I personally am not a huge fan of awk, I've never built a great mental model around its syntax and it doesn't really solve the problem I was talking about, which is getting a spreadsheet-like editing experience. Thanks for bringing it up, I should definitely add it to the article.
For the quoted spreadsheet-like operations of filtering and rearranging, awk is perfect as a deferred editor. That the kludgy first step of your chosen solution ("First, you must create a CSV file contain only the first 10-20 lines of your large CSV file") isn't just `head very_large_nov_2019.csv > very_large_nov_2019_abridged.csv` seems to further indicate an unfamiliarity with the large set of built-in, battle-tested UNIX tools for dealing with text files.
The first tools I reach for when dealing with CSVs of these and larger magnitudes are less, cut, awk, etc. They also tend to be the last tools I end up needing.
How well do those tools work with arbitrary CSV files, e.g. containing line breaks or quotes in field data? I wasn't aware that they can actually parse CSV and instead you have to assume things about the content that may not end up being true.

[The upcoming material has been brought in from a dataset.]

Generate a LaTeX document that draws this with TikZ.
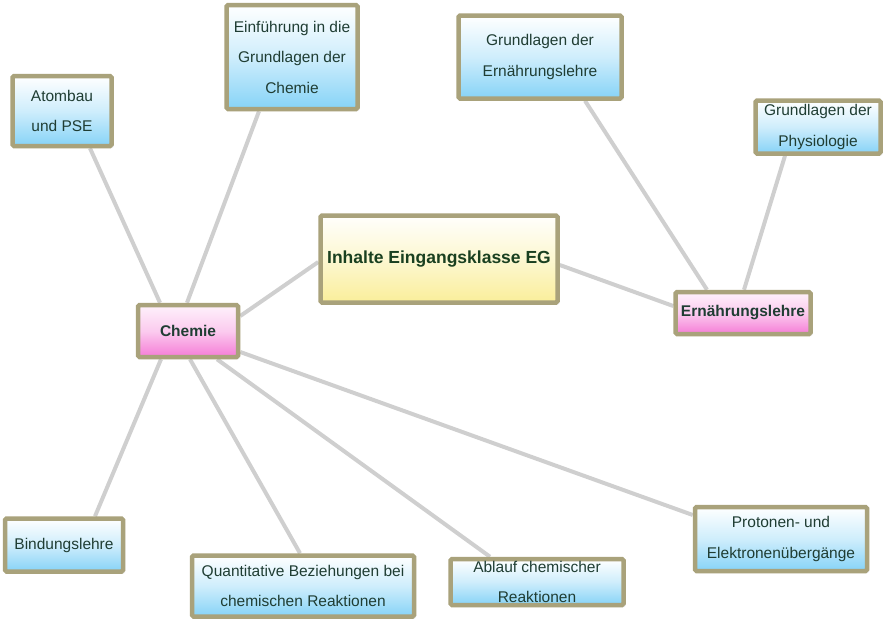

Every data processing task has to make assumptions about the well-formedness of its input. "Arbitrary CSV" is basically undefined; whether deviations are best dealt with by parsing, preprocessing, or different tools altogether depends on the source.
I'm always astounded that there doesn't seem to be a decent general purpose CSV editor/viewer application. Excel is atrocious - it's always dog slow, and it mangles any CSV I've ever opened by trying to interpret the data to format it "smartly".
Having to build a table in a database and import the CSV into that feels a bit like hitting a house fly with a sledgehammer, but it's the most effective way I've seen.
It's definitely not the problem of the resources, but only of the architecture of applications.
(Indeed, the right application is a DBMS, not a spreadsheet.)